The budget balanced for the first time in years, but it didn't feel like I thought it would. I still woke up at six every morning and checked the numbers in my head before my feet hit the floor. Rent, utilities, groceries, daycare. His paycheck covered what mine couldn't. The gap was gone. But I kept waiting for something to break. He proposed the trip in early summer. A drive west to British Columbia with the kids. He'd been saving for it since the wedding. I looked at the budget and saw we could afford it if we used the credit card for gas. The kids had never seen mountains. Neither had I. I said yes because the money was there and because he wanted to give us something that wasn't just survival. We loaded the blue van with luggage strapped on top and drove for three days. The kids slept in the back seat. He drove while I watched the landscape flatten and then rise again. When we crossed into BC and saw the welcome sign, I rolled down the window.

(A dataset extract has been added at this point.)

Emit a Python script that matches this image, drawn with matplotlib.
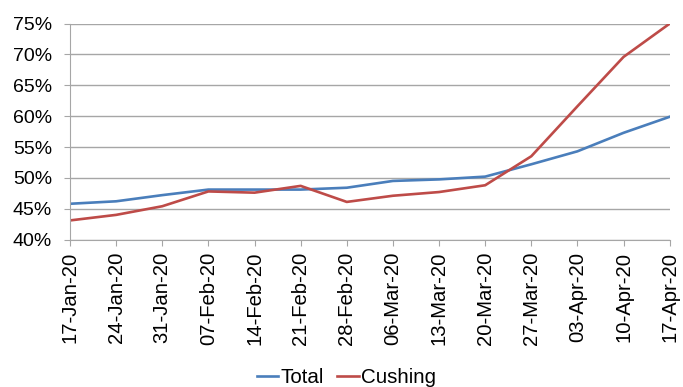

The air smelled different. Cleaner. The mountains appeared an hour later—huge and sharp against the sky, nothing like the flat stretches of Ontario. I pressed my hand against the glass and felt something shift inside me. Not relief. Not escape. Just the sudden understanding that there were places in the world where I could breathe easier. We stayed for a week and then drove home. The kids talked about the mountains for months. I went back to work and wrote the budget out by hand like always. But now when the numbers got tight, I thought about those peaks and the way the air felt in my lungs. I hadn't known I needed to see something bigger than my own small corner until I did. It didn't solve anything. The bills still came. The daycare costs didn't drop. But I'd proven to myself that raising my kids the best way I knew how could include showing them a world beyond what we could afford. That mattered more than I expected it to.